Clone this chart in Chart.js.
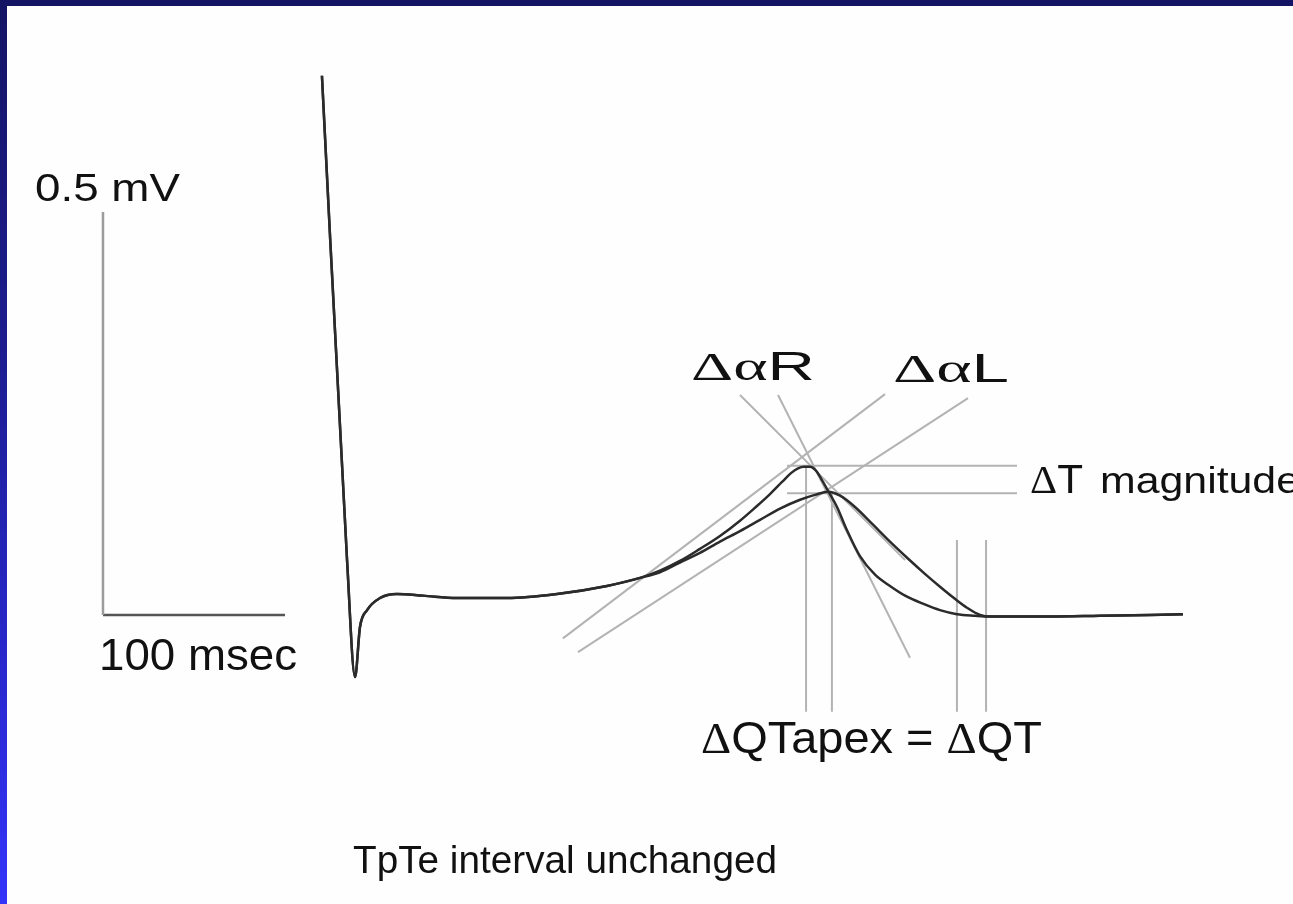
<!DOCTYPE html>
<html><head><meta charset="utf-8">
<script src="https://cdn.jsdelivr.net/npm/chart.js@4.4.1/dist/chart.umd.min.js"></script>
<style>
html,body{margin:0;padding:0;width:1293px;height:904px;overflow:hidden;background:#141465;}
#frame{position:absolute;left:0;top:0;width:1293px;height:904px;background:linear-gradient(to bottom,#141465 0%,#1d1d92 40%,#2727c8 70%,#3434fa 100%);}
#paper{position:absolute;left:7px;top:6px;width:1286px;height:898px;background:#fefefe;}
#c{position:absolute;left:0;top:0;}
</style></head>
<body>
<div id="frame"></div><div id="paper"></div>
<canvas id="c" width="1293" height="904"></canvas>
<script>
// ---- data (time in msec, voltage in mV, relative to calibration corner) ----
const qrsTime  = [120.3, 134.1, 138.5, 141.2, 145.1, 152.2, 161.5, 175.8, 194.5, 222.0, 249.5, 276.9, 295.1];
const qrsVolt  = [0.669, 0.068, -0.077, -0.015, 0.006, 0.021, 0.026, 0.024, 0.021, 0.021, 0.026, 0.036, 0.046];

const tWaveATime = [306.0, 317.0, 328.0, 339.0, 350.0, 358.2, 366.5, 373.1, 378.0, 381.9, 385.2, 388.5, 391.8, 395.1, 398.4, 403.3, 408.8, 415.9, 424.2, 432.4, 440.7, 450.5, 459.9, 469.2, 479.1, 487.4];
const tWaveAVolt = [0.055, 0.067, 0.082, 0.098, 0.117, 0.133, 0.150, 0.165, 0.176, 0.182, 0.184, 0.184, 0.179, 0.167, 0.154, 0.134, 0.105, 0.073, 0.050, 0.036, 0.024, 0.014, 0.006, 0.001, -0.001, -0.002];

const tWaveBTime = [306.0, 317.0, 328.0, 339.0, 350.0, 361.0, 372.0, 383.0, 391.2, 398.4, 405.0, 413.2, 423.1, 432.4, 441.8, 451.6, 459.9, 468.1, 474.7, 481.9, 487.4];
const tWaveBVolt = [0.053, 0.065, 0.077, 0.091, 0.104, 0.118, 0.132, 0.143, 0.149, 0.153, 0.148, 0.134, 0.112, 0.091, 0.071, 0.051, 0.035, 0.020, 0.009, 0.000, -0.002];

const tailTime = [492.9, 520.3, 547.8, 575.3, 593.4];
const tailVolt = [-0.002, -0.002, -0.001, 0.000, 0.001];

// calibration bar: 0.5 mV / 100 msec
const calibTime = [0, 0, 100];
const calibVolt = [0.5, 0, 0];

// construction lines [t1, v1, t2, v2]
const slopeR_B = [350.0, 0.273, 440.7, 0.068];
const slopeR_A = [370.9, 0.273, 443.4, -0.053];
const slopeL_A = [429.7, 0.274, 252.7, -0.029];
const slopeL_B = [475.3, 0.269, 261.0, -0.046];
const peakA_H  = [375.8, 0.185, 502.2, 0.185];
const peakB_H  = [375.8, 0.151, 502.2, 0.151];
const apexA_V  = [386.3, 0.185, 386.3, -0.120];
const apexB_V  = [400.5, 0.151, 400.5, -0.120];
const endA_V   = [469.2, 0.093, 469.2, -0.120];
const endB_V   = [485.2, 0.093, 485.2, -0.120];

// ---- build ----
function pts(ts, vs){ return ts.map((t,i)=>({x:t,y:vs[i]})); }
function seg(a){ return [{x:a[0],y:a[1]},{x:a[2],y:a[3]}]; }

const curveA = pts(qrsTime,qrsVolt).concat(pts(tWaveATime,tWaveAVolt), pts(tailTime,tailVolt));
const curveB = pts(qrsTime,qrsVolt).concat(pts(tWaveBTime,tWaveBVolt), pts(tailTime,tailVolt));

const guideStyle = {showLine:true, pointRadius:0, borderColor:'#b3b3b3', borderWidth:2, tension:0, order:2, fill:false};
const guides = [slopeR_B, slopeR_A, slopeL_A, slopeL_B, peakA_H, peakB_H, apexA_V, apexB_V, endA_V, endB_V]
  .map(a => Object.assign({data:seg(a)}, guideStyle));

const datasets = [
  {data:curveA, showLine:true, pointRadius:0, borderColor:'#2b2b2b', borderWidth:2.5, cubicInterpolationMode:'monotone', order:0},
  {data:curveB, showLine:true, pointRadius:0, borderColor:'#2b2b2b', borderWidth:2.5, cubicInterpolationMode:'monotone', order:0},
  {data:pts(calibTime.slice(0,2),calibVolt.slice(0,2)), showLine:true, pointRadius:0, borderColor:'#9c9c9c', borderWidth:2.5, order:1},
  {data:pts(calibTime.slice(1),calibVolt.slice(1)), showLine:true, pointRadius:0, borderColor:'#555555', borderWidth:2.5, order:1}
].concat(guides);

// ---- text ----
const SANS = '"Liberation Sans", Arial, sans-serif';
const SERIF = '"Liberation Serif", "Times New Roman", serif';
function drawRuns(ctx, runs, x, base, size, width){
  let total = 0;
  runs.forEach(r => { ctx.font = size + 'px ' + r.f; r.w = ctx.measureText(r.t).width; total += r.w; });
  const sx = width ? width/total : 1;
  ctx.save(); ctx.translate(x, base); ctx.scale(sx, 1);
  let cx = 0;
  runs.forEach(r => { ctx.font = size + 'px ' + r.f; ctx.fillText(r.t, cx, 0); cx += r.w; });
  ctx.restore();
}
const textPlugin = {
  id:'texts',
  afterDraw(chart){
    const ctx = chart.ctx;
    ctx.save();
    ctx.fillStyle = '#111111';
    ctx.textBaseline = 'alphabetic';
    ctx.textAlign = 'left';
    drawRuns(ctx, [{t:'0.5 mV', f:SANS}], 35, 201, 38, 145);
    drawRuns(ctx, [{t:'100 msec', f:SANS}], 99, 670, 44, 198);
    drawRuns(ctx, [{t:'\u0394', f:SERIF},{t:'\u03B1', f:SERIF},{t:'R', f:SANS}], 691, 380, 40, 124);
    drawRuns(ctx, [{t:'\u0394', f:SERIF},{t:'\u03B1', f:SERIF},{t:'L', f:SANS}], 893, 382, 40, 116);
    drawRuns(ctx, [{t:'\u0394', f:SERIF},{t:'T', f:SANS}], 1030, 493, 40, 53);
    drawRuns(ctx, [{t:'magnitude', f:SANS}], 1100, 493, 36, 200);
    drawRuns(ctx, [{t:'\u0394', f:SERIF},{t:'QTapex', f:SANS},{t:' = ', f:SANS},{t:'\u0394', f:SERIF},{t:'QT', f:SANS}], 701, 753, 44, 341);
    drawRuns(ctx, [{t:'TpTe interval unchanged', f:SANS}], 353, 873, 38, 424);
    ctx.restore();
  }
};

new Chart(document.getElementById('c'), {
  type:'scatter',
  data:{datasets},
  options:{
    responsive:false, animation:false, devicePixelRatio:1,
    layout:{padding:0},
    scales:{
      x:{type:'linear', min:-56.59, max:653.85, display:false},
      y:{type:'linear', min:-0.3586, max:0.7630, display:false}
    },
    plugins:{legend:{display:false}, tooltip:{enabled:false}, title:{display:false}},
    elements:{line:{capBezierPoints:true}}
  },
  plugins:[textPlugin]
});
</script>
</body></html>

What the exercise asks: Pictures excluded, repeat exactly the lines from the top of the material through the line with "0.026, 0.036, 0.046];", including both of those lines.

Solution for this exercise:
Clone this chart in Chart.js.
<!DOCTYPE html>
<html><head><meta charset="utf-8">
<script src="https://cdn.jsdelivr.net/npm/chart.js@4.4.1/dist/chart.umd.min.js"></script>
<style>
html,body{margin:0;padding:0;width:1293px;height:904px;overflow:hidden;background:#141465;}
#frame{position:absolute;left:0;top:0;width:1293px;height:904px;background:linear-gradient(to bottom,#141465 0%,#1d1d92 40%,#2727c8 70%,#3434fa 100%);}
#paper{position:absolute;left:7px;top:6px;width:1286px;height:898px;background:#fefefe;}
#c{position:absolute;left:0;top:0;}
</style></head>
<body>
<div id="frame"></div><div id="paper"></div>
<canvas id="c" width="1293" height="904"></canvas>
<script>
// ---- data (time in msec, voltage in mV, relative to calibration corner) ----
const qrsTime  = [120.3, 134.1, 138.5, 141.2, 145.1, 152.2, 161.5, 175.8, 194.5, 222.0, 249.5, 276.9, 295.1];
const qrsVolt  = [0.669, 0.068, -0.077, -0.015, 0.006, 0.021, 0.026, 0.024, 0.021, 0.021, 0.026, 0.036, 0.046];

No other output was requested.